Стратегическую значимость этих шагов Александра трудно переоценить, поскольку без укрепления внутреннего фронта Александр не сумел бы с теми ограниченными ресурсами, которыми он располагал, сокрушить военную мощь Персии, особенно учитывая громадную протяженность ее империи. Без дружественно настроенного населения ему пришлось бы оставлять гарнизоны в каждом из завоеванных им городов и на каждой миле его коммуникаций, в результате чего еще до того, как он достиг бы центра империи, его наступательные силы истощились бы.
Политика примирения не ограничивалась лишь греческими городами Малой Азии. В Лидии после того, как Мифрина, командир персидского гарнизона в Сардах, сдал ему город без боя, Александр принял его с почестями и вернул жителям Сард и другим лидийцам их старые законы, которые отнял у них Кир.

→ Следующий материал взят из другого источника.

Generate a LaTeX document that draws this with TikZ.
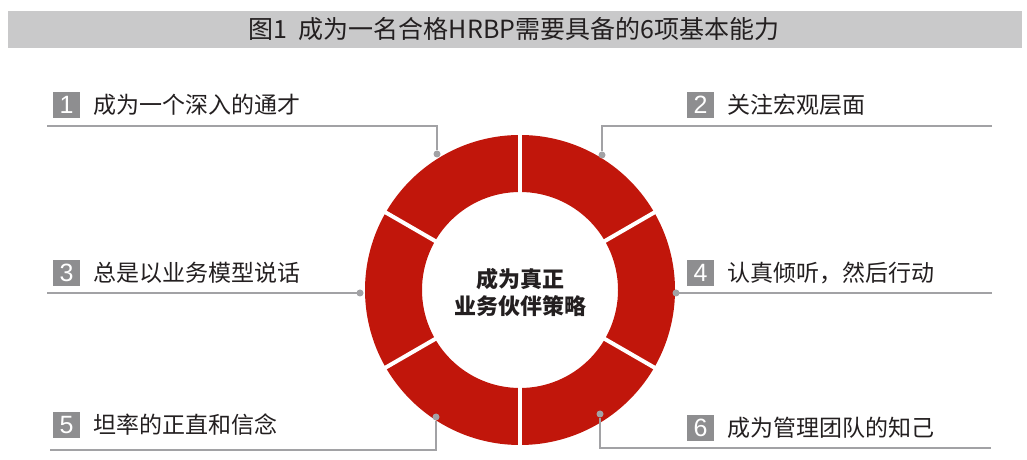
\documentclass[tikz,border=0pt]{standalone}
\usepackage{fontspec}
\setmainfont{Noto Sans CJK SC}
\newfontfamily\digitfont{Liberation Sans}
\usepackage{xcolor}

\definecolor{ringred}{HTML}{C1160B}
\definecolor{boxgray}{HTML}{8E8E90}
\definecolor{linegray}{HTML}{A2A2A5}
\definecolor{bargray}{HTML}{C9C9CA}
\definecolor{inkgray}{HTML}{231F20}

\begin{document}
\begin{tikzpicture}
  [x=1pt,y=1pt,
   numbox/.style={fill=boxgray,text=white,minimum width=27pt,minimum height=26pt,
     inner sep=0pt,font=\digitfont\fontsize{25}{25}\selectfont},
   itemtext/.style={anchor=west,inner sep=0pt,text=inkgray,font=\fontsize{23}{23}\selectfont},
   dot/.style={circle,fill=linegray,inner sep=0pt,minimum size=7pt}]
  \useasboundingbox (0,0) rectangle (1027,460);

  \fill[bargray] (8,412) rectangle (1022,449);
  \node[text=inkgray,font=\fontsize{25}{25}\selectfont] (title) at (514,431)
    {图1\ \ 成为一名合格HRBP需要具备的6项基本能力};

  % ring
  \coordinate (c) at (520,170);
  \fill[ringred,even odd rule] (c) circle[radius=155] (c) circle[radius=98];
  \foreach \a in {30,90,...,330}
    \draw[white,line width=4pt] (c) ++(\a:95) -- ++(\a:63);
  \node[text=inkgray,align=center,font=\bfseries\fontsize{22}{27}\selectfont] (core) at (520,168)
    {成为真正\\业务伙伴策略};

  \node[dot] (d1) at (437,306) {};
  \node[dot] (d2) at (602,305) {};
  \node[dot] (d3) at (360,167) {};
  \node[dot] (d4) at (676,167) {};
  \node[dot] (d5) at (436,43)  {};
  \node[dot] (d6) at (600,46)  {};

  \coordinate (s1) at (47,334);
  \coordinate (s2) at (992,334);
  \coordinate (s3) at (47,167);
  \coordinate (s4) at (992,167);
  \coordinate (s5) at (50,10);
  \coordinate (s6) at (991,12);

  \foreach \from/\to in {s1/d1,s2/d2,s3/d3,s4/d4,s5/d5,s6/d6}
    \draw[linegray,line width=1.6pt] (\from) -| (\to);

  \node[numbox] (b1) at (66.5,355) {1};
  \node[itemtext] (t1) at (93,355) {成为一个深入的通才};
  \node[numbox] (b2) at (700.5,355) {2};
  \node[itemtext] (t2) at (727,355) {关注宏观层面};
  \node[numbox] (b3) at (66.5,187) {3};
  \node[itemtext] (t3) at (93,187) {总是以业务模型说话};
  \node[numbox] (b4) at (700.5,187) {4};
  \node[itemtext] (t4) at (727,187) {认真倾听，然后行动};
  \node[numbox] (b5) at (66.5,35) {5};
  \node[itemtext] (t5) at (93,35) {坦率的正直和信念};
  \node[numbox] (b6) at (700.5,32) {6};
  \node[itemtext] (t6) at (727,32) {成为管理团队的知己};

\end{tikzpicture}
\end{document}
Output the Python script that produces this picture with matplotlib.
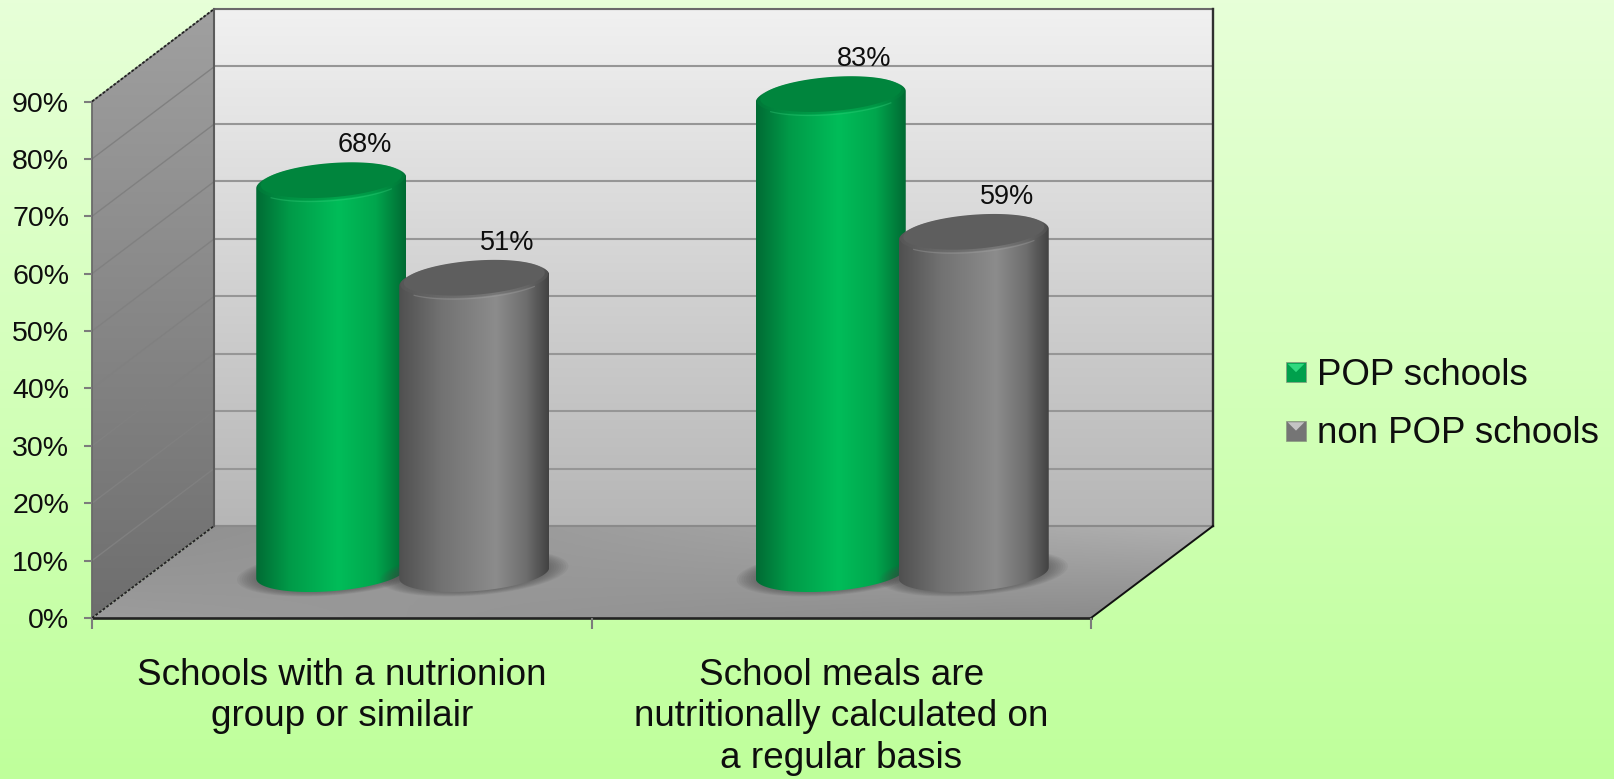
import numpy as np
import matplotlib
matplotlib.use("Agg")
import matplotlib.pyplot as plt
from matplotlib.colors import LinearSegmentedColormap, to_rgb
from matplotlib.patches import Polygon, PathPatch, Rectangle
from matplotlib.path import Path
from matplotlib.legend_handler import HandlerBase

categories = ["Schools with a nutrionion\ngroup or similair",
              "School meals are\nnutritionally calculated on\na regular basis"]
series_names = ["POP schools", "non POP schools"]
pop_values = [68, 83]
non_pop_values = [51, 59]
y_ticks = list(range(0, 100, 10))

plt.rcParams['font.family'] = ['Liberation Sans', 'DejaVu Sans']
W, H = 1614, 779
fig = plt.figure(figsize=(W / 100, H / 100), dpi=100)

# layout in pixels
FL, FB, FT = 92, 618, 101.5
BL, BB, BT = 214, 526, 9
SPAN = 999
PX_Y = (FB - FT) / 90
TXT = '#0e0e0e'


def axes_px(left, top, right, bottom, z):
    a = fig.add_axes([left / W, 1 - bottom / H, (right - left) / W, (bottom - top) / H])
    a.set_zorder(z)
    a.patch.set_alpha(0)
    return a


def lin(c1, c2, n=256):
    t = np.linspace(0, 1, n)[:, None]
    return np.array(to_rgb(c1)) * (1 - t) + np.array(to_rgb(c2)) * t


# background and frame
bg = axes_px(0, 0, W, H, 0)
bg.set_xlim(0, W)
bg.set_ylim(H, 0)
bg.axis('off')
bg.imshow(lin('#e7ffd8', '#bfff9b')[:, None, :], extent=(0, W, H, 0), aspect='auto', zorder=0)

side = Polygon([(FL, FT), (BL, BT), (BL, BB), (FL, FB)], closed=True, fc='none', ec='none')
bg.add_patch(side)
im = bg.imshow(lin('#a0a0a0', '#6e6e6e')[:, None, :], extent=(FL, BL, FB, BT), aspect='auto', zorder=1)
im.set_clip_path(side)

floor = Polygon([(BL, BB), (BL + SPAN, BB), (FL + SPAN, FB), (FL, FB)], closed=True, fc='none', ec='none')
bg.add_patch(floor)
u = np.linspace(0, 1, 128)[None, :, None]
v = np.linspace(0, 1, 64)[:, None, None]
tl, tr, bl_, br = [np.array(to_rgb(c)) for c in ('#8e8e8e', '#b0b0b0', '#9c9c9c', '#8a8a8a')]
fimg = (1 - v) * ((1 - u) * tl + u * tr) + v * ((1 - u) * bl_ + u * br)
im = bg.imshow(fimg, extent=(FL, BL + SPAN, FB, BB), aspect='auto', zorder=1)
im.set_clip_path(floor)
bg.set_xlim(0, W)
bg.set_ylim(H, 0)

# back wall
back = axes_px(BL, BT, BL + SPAN, BB, 1)
back.imshow(lin('#f1f1f1', '#b6b6b6')[:, None, :], extent=(0, 2, 0, 90), aspect='auto', zorder=0)
back.set_xlim(0, 2)
back.set_ylim(0, 90)
back.set_yticks(y_ticks)
back.set_xticks([])
back.tick_params(length=0, labelleft=False)
back.grid(axis='y', color='#969696', lw=1.5, zorder=1)
back.set_axisbelow(False)
for s in back.spines.values():
    s.set_visible(False)

# front axes: ticks and labels
front = axes_px(FL, FT, FL + SPAN, FB, 2)
front.set_xlim(0, 2)
front.set_ylim(0, 90)
front.set_yticks(y_ticks)
front.set_yticklabels([f"{t}%" for t in y_ticks])
front.set_xticks([0, 1, 2])
front.set_xticklabels([])
front.set_xticks([0.5, 1.5], minor=True)
front.set_xticklabels(categories, minor=True, fontsize=26.6, color=TXT, linespacing=1.245,
                      va='top', ha='center')
front.tick_params(axis='y', length=6, width=1.5, color='#7c7c7c', pad=10.5, labelsize=20.5, labelcolor=TXT)
front.tick_params(axis='x', which='major', length=8, width=1.5, color='#7c7c7c')
front.tick_params(axis='x', which='minor', length=0, pad=28.5)
for s in front.spines.values():
    s.set_visible(False)

# frame lines drawn above walls
dx, dy = BL - FL, BB - FB
for t in y_ticks[1:]:
    yf = FB - t * PX_Y
    bg.plot([FL, BL], [yf, yf + dy], color='#808080', lw=1.0, zorder=2)
bg.plot([FL, FL], [FT, FB], color='#6a6a6a', lw=1.3, zorder=3)
bg.plot([FL, BL], [FT, BT], color='#222222', lw=1.3, ls=(0, (1.5, 1)), zorder=3)
bg.plot([FL, BL], [FB, BB], color='#222222', lw=1.3, ls=(0, (1.5, 1)), zorder=3)
back_frame = axes_px(0, 0, W, H, 1.5)
back_frame.set_xlim(0, W)
back_frame.set_ylim(H, 0)
back_frame.axis('off')
back_frame.plot([BL, BL + SPAN], [BT, BT], color='#6a6a6a', lw=1.5)
back_frame.plot([BL, BL + SPAN], [BB, BB], color='#8a8a8a', lw=1.5)
back_frame.plot([BL + SPAN, BL + SPAN], [BT, BB], color='#303030', lw=1.7)
back_frame.plot([BL, BL], [BT, BB], color='#5c5c5c', lw=1.5)
back_frame.plot([BL + SPAN, FL + SPAN], [BB, FB], color='#111111', lw=1.4)
back_frame.plot([FL, FL + SPAN], [FB, FB], color='#222222', lw=1.9)
back_frame.set_xlim(0, W)
back_frame.set_ylim(H, 0)

# cylinders
Y_LOW = -6
BASE_PX = 573
bars = axes_px(FL + 61, BASE_PX - 90 * PX_Y, FL + 61 + SPAN, BASE_PX - Y_LOW * PX_Y, 3)
bars.set_xlim(0, 2)
bars.set_ylim(Y_LOW, 90)
bars.axis('off')
SX, SY = 2 / SPAN, 1 / PX_Y
A, B, TILT = 75 * SX, 18.2 * SY, 5.5 * SY
OFFSET = 71.5 * SX

green_cmap = LinearSegmentedColormap.from_list('g', [(0, '#006b34'), (.22, '#009a48'), (.55, '#00bd59'),
                                                     (.8, '#00a64d'), (1, '#006a33')])
grey_cmap = LinearSegmentedColormap.from_list('k', [(0, '#505050'), (.28, '#727272'), (.65, '#8c8c8c'),
                                                    (.85, '#6e6e6e'), (1, '#424242')])
styles = [(green_cmap, '#00853d', '#3ad07e'), (grey_cmap, '#5e5e5e', '#a6a6a6')]


def ell(cx, cy, t, scale=1.0):
    return (cx + scale * A * np.cos(t), cy + scale * (B * np.sin(t) + TILT * np.cos(t)))


def cylinder(xc, value, style, z):
    cmap, top, glint = style
    full = np.linspace(0, 2 * np.pi, 120)
    for k in range(8, 0, -1):
        x = xc + (1 + 0.032 * k) * A * np.cos(full)
        y = (1 + 0.03 * k) * (B * np.sin(full) + TILT * np.cos(full))
        bars.fill(x, y, color='#4a4a4a', alpha=0.08, lw=0, zorder=z - 0.5)
    t_low = np.linspace(np.pi, 2 * np.pi, 80)
    t_up = np.linspace(0, np.pi, 80)
    bx, by = ell(xc, 0, t_low)
    tx, ty = ell(xc, value, t_up)
    verts = np.column_stack([np.r_[bx, tx], np.r_[by, ty]])
    clip = PathPatch(Path(np.vstack([verts, verts[0]]), closed=True), fc='none', ec='none', transform=bars.transData)
    bars.add_patch(clip)
    grad = np.linspace(0, 1, 256)[None, :]
    im = bars.imshow(grad, cmap=cmap, extent=(xc - A, xc + A, Y_LOW, 90), aspect='auto', zorder=z)
    im.set_clip_path(clip)
    x, y = ell(xc, value + 0.2, full, 0.985)
    bars.fill(x, y, color=top, alpha=0.45, lw=0, zorder=z + 0.1)
    x, y = ell(xc, value + 0.45, full, 0.94)
    bars.fill(x, y, color=top, lw=0, zorder=z + 0.2)
    x, y = ell(xc, value, np.linspace(np.pi * 1.2, np.pi * 1.8, 40), 0.99)
    bars.plot(x, y, color=glint, lw=0.9, alpha=0.35, zorder=z + 0.3)
    bars.annotate(f"{value}%", xy=(xc, value), xytext=(24, 27), textcoords='offset points',
                  ha='center', va='center', fontsize=19.5, color=TXT, zorder=20)


for i in range(len(categories)):
    xc = i + 0.5
    cylinder(xc - OFFSET, pop_values[i], styles[0], 4)
    cylinder(xc + OFFSET, non_pop_values[i], styles[1], 6)
bars.set_xlim(0, 2)
bars.set_ylim(Y_LOW, 90)


# legend with bevelled swatches
class Swatch(HandlerBase):
    def create_artists(self, legend, orig, xd, yd, width, height, fontsize, trans):
        c1, c2 = orig.get_facecolor(), orig.get_edgecolor()
        s = width
        y0 = -yd + height / 2 - s / 2
        r = Rectangle((-xd, y0), s, s, fc=c1, ec='#8a9a80', lw=0.5, transform=trans)
        tri = Polygon([(-xd + s * .08, y0 + s * .92), (-xd + s * .92, y0 + s * .92), (-xd + s / 2, y0 + s * .5)],
                      closed=True, fc=c2, ec='none', transform=trans)
        return [r, tri]


handles = [Rectangle((0, 0), 1, 1, fc='#00a04c', ec='#2fd97f'),
           Rectangle((0, 0), 1, 1, fc='#757575', ec='#c4c4c4')]
leg = bg.legend(handles, series_names, loc='upper left', bbox_to_anchor=(1286 / W, 1 - 358 / H),
                bbox_transform=fig.transFigure, frameon=False, fontsize=26.4, labelcolor=TXT,
                borderpad=0, borderaxespad=0, handlelength=0.545, handleheight=0.7, handletextpad=0.29,
                labelspacing=0.64, handler_map={Rectangle: Swatch()})
leg.set_zorder(50)

fig.savefig("out.png", dpi=100)
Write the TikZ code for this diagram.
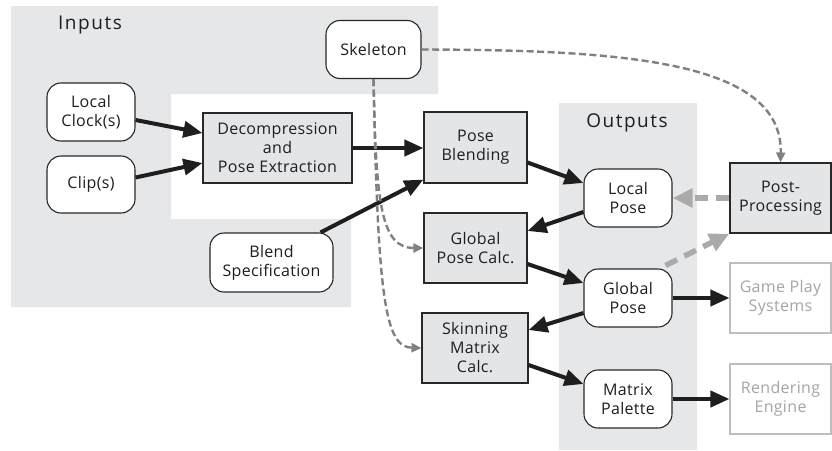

Именно в Сардах государственная мудрость Александра проявилась в полной мере. Чтобы оставить мир и согласие в своем тылу, что было необходимым условием для продвижения вперед, он не стал разрушать персидскую систему правления, и назначение после победы при Гранике Каласа сатрапом Геллеспонтиды-Фригии свидетельствует о его намерениях. В Сардах Александр жестко ограничил могущество сатрапа, которого он назначил; он лишил его контроля за финансами, налогами и военного командования, это была долгосрочная реформа, которая исключала возможность восстаний – чем всегда страдала Персидская империя. Для дальнейшего укрепления безопасности основные крепости, такие, как Сарды, Тир, Газа, Пелусий, Мемфис и Вавилон, были отданы под командование македонских гарнизонов, непосредственно подчиненных Александру.